OMERS lifts funded status to 99% on diversification, hedging, and real estate gains
OMERS pushed its funded status to 99 percent in 2025 while adding $8.2bn in net investment income, edging closer to its target of being more than fully funded by 2030.
OMERS, the defined benefit pension plan for Ontario’s broader municipal sector employees, reported a 2025 investment return of 6 percent, or $8.2bn, net of expenses.
Net assets rose from $138.2bn at December 31, 2024 to $145.2bn at December 31, 2025.
Over the past 10 years, the plan has averaged an annual investment return of 7.1 percent, net of expenses, adding $73.9bn and supporting a steady improvement in funded status.
Jonathan Simmons, OMERS chief financial and strategy officer, said the improvement in OMERS’ smoothed funded status to 99 percent “was attained while at the same time strengthening provisions to pay pensions by an additional $2.2bn to reflect longer life expectancies.”
He added that “Canadians—including our members—are living longer and the Plan is ready to meet their retirement needs in the decades ahead.”
Blake Hutcheson, OMERS President and CEO, framed 2025 as proof of the plan’s resilience in difficult markets.
He said OMERS’ 2025 performance showed the plan’s resilience in a turbulent market and praised his team’s disciplined investment approach, noting a 7.7 percent average annual net return over the past five years.
He added that the 2030 strategy positions the plan for further success, with a goal of $200bn in net assets by 2030 and a funding level above 100 percent.
The portfolio’s diversification across asset classes and geographies underpinned those results.
Simmons said OMERS’ portfolio delivered steady performance in 2025 despite political and economic uncertainty, with six of seven asset classes posting gains, led by a third straight year of double-digit returns from public equities and another strong year for private credit.
He added that the team continues to navigate a persistently challenging private equity market.
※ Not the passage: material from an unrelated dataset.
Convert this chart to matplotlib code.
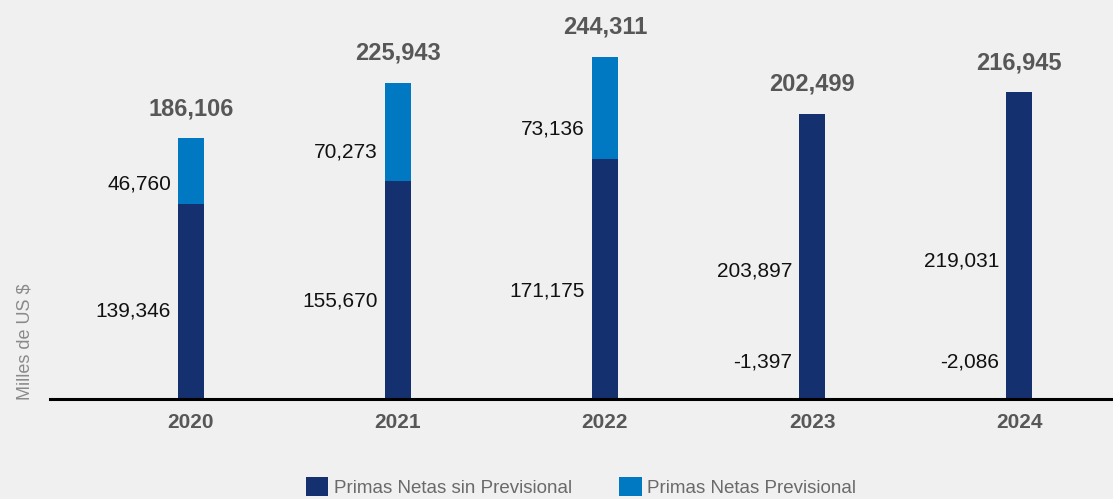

Real estate also turned a corner.
“We are pleased to see a recovery in our real estate portfolio, with good performance in office and retail, as the industry emerges from several difficult years,” remarked Hutcheson.
Currency volatility remained a headwind, particularly linked to the US dollar, but hedging moves softened the blow.
He said active decisions to hedge currencies added 70 basis points to returns and limited the foreign exchange drag to negative 1.3 percent, mainly because of the sharp drop in the US dollar.
Management signalled an appetite to deploy more capital domestically, subject to return and risk thresholds.
Hutcheson said OMERS, a Canadian pension plan with a long history of investing in its home market, is seeking “near-term opportunities in Canada” that align with its objectives, and that any transactions must meet its standards for managing the plan on behalf of members.
On the sustainability front, OMERS reported a 65 percent reduction in its portfolio carbon emissions intensity relative to its 2019 baseline, and grew its green investments (as defined in the OMERS Climate Action Plan) to $26bn.
A study by the Canadian Centre for Economic Analysis found that OMERS 2025 activities in Ontario generated $15.3bn in provincial GDP, supported more than 135,000 jobs and positively affected 1 in 11 households.
Hutcheson said OMERS’ role is to provide a stable source of retirement income for its members in an increasingly complex environment. He added that the plan is designed to withstand market cycles and long-term change, and that OMERS has paid pensions as promised for almost 65 years.
OMERS remains highly rated by independent credit rating agencies, with ‘AAA’ ratings from S&P, Fitch, and DBRS.